_GOAL_.
Copy all lines below exactly as written. Leave pictures out.

_DATA EXTRACT_.
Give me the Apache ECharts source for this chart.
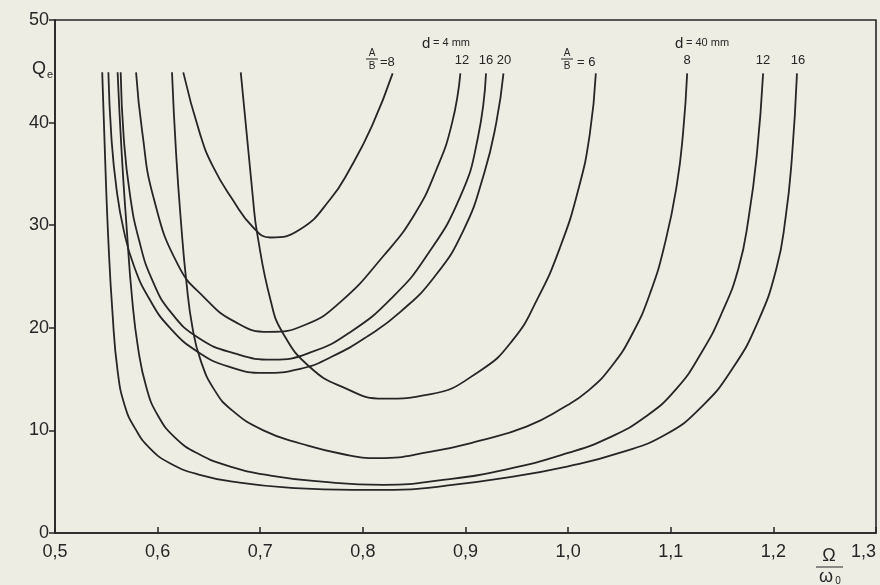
<!DOCTYPE html>
<html>
<head>
<meta charset="utf-8">
<script src="https://cdn.jsdelivr.net/npm/echarts@6/dist/echarts.min.js"></script>
<style>
html,body{margin:0;padding:0;background:#eeede4;}
#c{width:880px;height:585px;}
</style>
</head>
<body>
<div id="c"></div>
<script>
// Q_e versus Omega/omega0 ; d = 4 mm curves (A/B = 8, 12, 16, 20)
const d4_AB8  = [[0.625,44.9],[0.641,39.0],[0.654,35.7],[0.673,32.5],[0.693,29.8],[0.710,28.8],[0.739,29.6],[0.768,32.5],[0.788,35.6],[0.809,39.7],[0.829,44.8]];
const d4_AB12 = [[0.579,44.9],[0.585,39.1],[0.596,32.7],[0.620,26.1],[0.646,22.9],[0.675,20.6],[0.708,19.6],[0.744,20.3],[0.778,22.5],[0.820,27.0],[0.850,31.0],[0.872,35.5],[0.887,40.0],[0.895,44.8]];
const d4_AB16 = [[0.564,44.9],[0.567,38.5],[0.573,33.0],[0.582,28.5],[0.595,24.6],[0.613,21.5],[0.640,19.0],[0.675,17.5],[0.712,16.9],[0.749,17.6],[0.788,19.6],[0.829,23.0],[0.862,27.0],[0.895,32.8],[0.912,38.5],[0.920,44.8]];
const d4_AB20 = [[0.552,44.9],[0.555,38.5],[0.560,33.5],[0.567,29.5],[0.577,26.0],[0.592,22.8],[0.612,20.0],[0.640,17.6],[0.670,16.2],[0.703,15.6],[0.739,16.0],[0.770,17.2],[0.805,19.2],[0.836,21.5],[0.870,25.0],[0.898,29.5],[0.918,35.0],[0.930,40.0],[0.937,44.8]];
// d = 40 mm curves (A/B = 6, 8, 12, 16)
const d40_AB6  = [[0.681,44.9],[0.693,32.5],[0.697,29.2],[0.710,22.7],[0.722,19.5],[0.748,16.2],[0.781,14.2],[0.820,13.1],[0.865,13.5],[0.914,15.8],[0.946,18.8],[0.970,22.8],[0.992,27.8],[1.010,33.5],[1.021,38.8],[1.027,44.8]];
const d40_AB8  = [[0.614,44.9],[0.618,37.0],[0.623,30.0],[0.628,24.5],[0.634,20.0],[0.642,16.8],[0.655,14.0],[0.672,12.0],[0.703,10.0],[0.740,8.7],[0.780,7.7],[0.815,7.3],[0.865,7.9],[0.914,9.0],[0.960,10.4],[0.995,12.2],[1.020,13.9],[1.042,16.2],[1.062,19.3],[1.080,23.4],[1.095,28.5],[1.106,34.0],[1.112,39.0],[1.116,44.8]];
const d40_AB12 = [[0.561,44.9],[0.565,37.0],[0.570,29.5],[0.575,23.0],[0.581,18.0],[0.589,14.2],[0.600,11.5],[0.617,9.3],[0.640,7.7],[0.670,6.5],[0.710,5.6],[0.760,5.0],[0.820,4.7],[0.880,5.2],[0.940,6.2],[1.000,7.8],[1.040,9.3],[1.075,11.3],[1.105,14.0],[1.130,17.6],[1.150,21.5],[1.166,25.8],[1.176,30.8],[1.184,37.0],[1.190,44.8]];
const d40_AB16 = [[0.546,44.9],[0.549,36.0],[0.552,28.5],[0.556,21.5],[0.561,15.8],[0.568,12.4],[0.578,10.2],[0.592,8.3],[0.612,6.8],[0.640,5.7],[0.680,4.9],[0.730,4.4],[0.790,4.2],[0.830,4.2],[0.880,4.6],[0.940,5.4],[1.000,6.5],[1.050,7.8],[1.095,9.6],[1.130,12.3],[1.160,16.0],[1.185,20.6],[1.203,25.8],[1.212,30.8],[1.218,36.5],[1.223,44.8]];

const seriesNames = ['d=4mm A/B=8','d=4mm A/B=12','d=4mm A/B=16','d=4mm A/B=20','d=40mm A/B=6','d=40mm A/B=8','d=40mm A/B=12','d=40mm A/B=16'];
const seriesData  = [d4_AB8, d4_AB12, d4_AB16, d4_AB20, d40_AB6, d40_AB8, d40_AB12, d40_AB16];

const xMin = 0.5, xMax = 1.3, xStep = 0.1;
const yMin = 0, yMax = 50, yStep = 10;

const INK = '#262626';
const FONT = 'Liberation Sans';

const chart = echarts.init(document.getElementById('c'), null, {renderer:'canvas'});

const series = seriesData.map((d, i) => ({
  name: seriesNames[i],
  type: 'line',
  data: d,
  showSymbol: false,
  smooth: 0.5,
  lineStyle: {color: INK, width: 1.8},
  silent: true,
  z: 3
}));

function txt(x, y, s, size, align) {
  return {type:'text', x:x, y:y, style:{text:s, fill:INK, font: size+'px "'+FONT+'"', align: align||'center', verticalAlign:'middle'}};
}
function bar(x1, x2, y) {
  return {type:'line', shape:{x1:x1, y1:y, x2:x2, y2:y}, style:{stroke:INK, lineWidth:1}};
}

chart.setOption({
  backgroundColor: '#eeede4',
  animation: false,
  grid: {left:55, right:4, top:20, bottom:52, containLabel:false, outerBoundsMode:'none',
         show:true, borderColor:INK, borderWidth:1.6, backgroundColor:'transparent'},
  xAxis: {
    type:'value', min:xMin, max:xMax, interval:xStep,
    axisLine:{show:true, lineStyle:{color:INK, width:1.6}},
    axisTick:{show:true, inside:true, length:6, lineStyle:{color:INK, width:1.5}},
    splitLine:{show:false},
    axisLabel:{color:INK, fontFamily:FONT, fontSize:18, margin:10, alignMaxLabel:'right',
      formatter: v => v.toFixed(1).replace('.', ',')}
  },
  yAxis: {
    type:'value', min:yMin, max:yMax, interval:yStep,
    axisLine:{show:true, lineStyle:{color:INK, width:1.6}},
    axisTick:{show:true, inside:false, length:6, lineStyle:{color:INK, width:1.5}},
    splitLine:{show:false},
    axisLabel:{color:INK, fontFamily:FONT, fontSize:18, margin:6}
  },
  series: series,
  graphic: [
    // Q_e
    txt(39, 69, 'Q', 18),
    txt(50, 75, 'e', 11),
    // Omega / omega0
    txt(829, 556, 'Ω', 18),
    bar(816, 843, 567),
    txt(826, 577, 'ω', 18),
    txt(838, 581, '0', 10),
    // d = 4 mm group
    txt(422, 44, 'd', 15, 'left'),
    txt(433, 43, '= 4 mm', 11, 'left'),
    txt(372, 53, 'A', 10),
    bar(366, 378, 59),
    txt(372, 66, 'B', 10),
    txt(380, 62, '=8', 13, 'left'),
    txt(462, 60, '12', 13),
    txt(486, 60, '16', 13),
    txt(504, 60, '20', 13),
    // A/B = 6
    txt(567, 53, 'A', 10),
    bar(561, 573, 59),
    txt(567, 66, 'B', 10),
    txt(577, 62, '= 6', 13, 'left'),
    // d = 40 mm group
    txt(675, 44, 'd', 15, 'left'),
    txt(686, 43, '= 40 mm', 11, 'left'),
    txt(687, 60, '8', 13),
    txt(763, 60, '12', 13),
    txt(798, 60, '16', 13)
  ]
});
</script>
</body>
</html>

_PROBLEM SOLUTION_.
Give me the Apache ECharts source for this chart.
<!DOCTYPE html>
<html>
<head>
<meta charset="utf-8">
<script src="https://cdn.jsdelivr.net/npm/echarts@6/dist/echarts.min.js"></script>
<style>
html,body{margin:0;padding:0;background:#eeede4;}
#c{width:880px;height:585px;}
</style>
</head>
<body>
<div id="c"></div>
<script>
// Q_e versus Omega/omega0 ; d = 4 mm curves (A/B = 8, 12, 16, 20)
const d4_AB8  = [[0.625,44.9],[0.641,39.0],[0.654,35.7],[0.673,32.5],[0.693,29.8],[0.710,28.8],[0.739,29.6],[0.768,32.5],[0.788,35.6],[0.809,39.7],[0.829,44.8]];
const d4_AB12 = [[0.579,44.9],[0.585,39.1],[0.596,32.7],[0.620,26.1],[0.646,22.9],[0.675,20.6],[0.708,19.6],[0.744,20.3],[0.778,22.5],[0.820,27.0],[0.850,31.0],[0.872,35.5],[0.887,40.0],[0.895,44.8]];
const d4_AB16 = [[0.564,44.9],[0.567,38.5],[0.573,33.0],[0.582,28.5],[0.595,24.6],[0.613,21.5],[0.640,19.0],[0.675,17.5],[0.712,16.9],[0.749,17.6],[0.788,19.6],[0.829,23.0],[0.862,27.0],[0.895,32.8],[0.912,38.5],[0.920,44.8]];
const d4_AB20 = [[0.552,44.9],[0.555,38.5],[0.560,33.5],[0.567,29.5],[0.577,26.0],[0.592,22.8],[0.612,20.0],[0.640,17.6],[0.670,16.2],[0.703,15.6],[0.739,16.0],[0.770,17.2],[0.805,19.2],[0.836,21.5],[0.870,25.0],[0.898,29.5],[0.918,35.0],[0.930,40.0],[0.937,44.8]];
// d = 40 mm curves (A/B = 6, 8, 12, 16)
const d40_AB6  = [[0.681,44.9],[0.693,32.5],[0.697,29.2],[0.710,22.7],[0.722,19.5],[0.748,16.2],[0.781,14.2],[0.820,13.1],[0.865,13.5],[0.914,15.8],[0.946,18.8],[0.970,22.8],[0.992,27.8],[1.010,33.5],[1.021,38.8],[1.027,44.8]];
const d40_AB8  = [[0.614,44.9],[0.618,37.0],[0.623,30.0],[0.628,24.5],[0.634,20.0],[0.642,16.8],[0.655,14.0],[0.672,12.0],[0.703,10.0],[0.740,8.7],[0.780,7.7],[0.815,7.3],[0.865,7.9],[0.914,9.0],[0.960,10.4],[0.995,12.2],[1.020,13.9],[1.042,16.2],[1.062,19.3],[1.080,23.4],[1.095,28.5],[1.106,34.0],[1.112,39.0],[1.116,44.8]];
const d40_AB12 = [[0.561,44.9],[0.565,37.0],[0.570,29.5],[0.575,23.0],[0.581,18.0],[0.589,14.2],[0.600,11.5],[0.617,9.3],[0.640,7.7],[0.670,6.5],[0.710,5.6],[0.760,5.0],[0.820,4.7],[0.880,5.2],[0.940,6.2],[1.000,7.8],[1.040,9.3],[1.075,11.3],[1.105,14.0],[1.130,17.6],[1.150,21.5],[1.166,25.8],[1.176,30.8],[1.184,37.0],[1.190,44.8]];
const d40_AB16 = [[0.546,44.9],[0.549,36.0],[0.552,28.5],[0.556,21.5],[0.561,15.8],[0.568,12.4],[0.578,10.2],[0.592,8.3],[0.612,6.8],[0.640,5.7],[0.680,4.9],[0.730,4.4],[0.790,4.2],[0.830,4.2],[0.880,4.6],[0.940,5.4],[1.000,6.5],[1.050,7.8],[1.095,9.6],[1.130,12.3],[1.160,16.0],[1.185,20.6],[1.203,25.8],[1.212,30.8],[1.218,36.5],[1.223,44.8]];

const seriesNames = ['d=4mm A/B=8','d=4mm A/B=12','d=4mm A/B=16','d=4mm A/B=20','d=40mm A/B=6','d=40mm A/B=8','d=40mm A/B=12','d=40mm A/B=16'];
const seriesData  = [d4_AB8, d4_AB12, d4_AB16, d4_AB20, d40_AB6, d40_AB8, d40_AB12, d40_AB16];

const xMin = 0.5, xMax = 1.3, xStep = 0.1;
const yMin = 0, yMax = 50, yStep = 10;

const INK = '#262626';
const FONT = 'Liberation Sans';

const chart = echarts.init(document.getElementById('c'), null, {renderer:'canvas'});

const series = seriesData.map((d, i) => ({
  name: seriesNames[i],
  type: 'line',
  data: d,
  showSymbol: false,
  smooth: 0.5,
  lineStyle: {color: INK, width: 1.8},
  silent: true,
  z: 3
}));

function txt(x, y, s, size, align) {
  return {type:'text', x:x, y:y, style:{text:s, fill:INK, font: size+'px "'+FONT+'"', align: align||'center', verticalAlign:'middle'}};
}
function bar(x1, x2, y) {
  return {type:'line', shape:{x1:x1, y1:y, x2:x2, y2:y}, style:{stroke:INK, lineWidth:1}};
}

chart.setOption({
  backgroundColor: '#eeede4',
  animation: false,
  grid: {left:55, right:4, top:20, bottom:52, containLabel:false, outerBoundsMode:'none',
         show:true, borderColor:INK, borderWidth:1.6, backgroundColor:'transparent'},
  xAxis: {
    type:'value', min:xMin, max:xMax, interval:xStep,
    axisLine:{show:true, lineStyle:{color:INK, width:1.6}},
    axisTick:{show:true, inside:true, length:6, lineStyle:{color:INK, width:1.5}},
    splitLine:{show:false},
    axisLabel:{color:INK, fontFamily:FONT, fontSize:18, margin:10, alignMaxLabel:'right',
      formatter: v => v.toFixed(1).replace('.', ',')}
  },
  yAxis: {
    type:'value', min:yMin, max:yMax, interval:yStep,
    axisLine:{show:true, lineStyle:{color:INK, width:1.6}},
    axisTick:{show:true, inside:false, length:6, lineStyle:{color:INK, width:1.5}},
    splitLine:{show:false},
    axisLabel:{color:INK, fontFamily:FONT, fontSize:18, margin:6}
  },
  series: series,
  graphic: [
    // Q_e
    txt(39, 69, 'Q', 18),
    txt(50, 75, 'e', 11),
    // Omega / omega0
    txt(829, 556, 'Ω', 18),
    bar(816, 843, 567),
    txt(826, 577, 'ω', 18),
    txt(838, 581, '0', 10),
    // d = 4 mm group
    txt(422, 44, 'd', 15, 'left'),
    txt(433, 43, '= 4 mm', 11, 'left'),
    txt(372, 53, 'A', 10),
    bar(366, 378, 59),
    txt(372, 66, 'B', 10),
    txt(380, 62, '=8', 13, 'left'),
    txt(462, 60, '12', 13),
    txt(486, 60, '16', 13),
    txt(504, 60, '20', 13),
    // A/B = 6
    txt(567, 53, 'A', 10),
    bar(561, 573, 59),
    txt(567, 66, 'B', 10),
    txt(577, 62, '= 6', 13, 'left'),
    // d = 40 mm group
    txt(675, 44, 'd', 15, 'left'),
    txt(686, 43, '= 40 mm', 11, 'left'),
    txt(687, 60, '8', 13),
    txt(763, 60, '12', 13),
    txt(798, 60, '16', 13)
  ]
});
</script>
</body>
</html>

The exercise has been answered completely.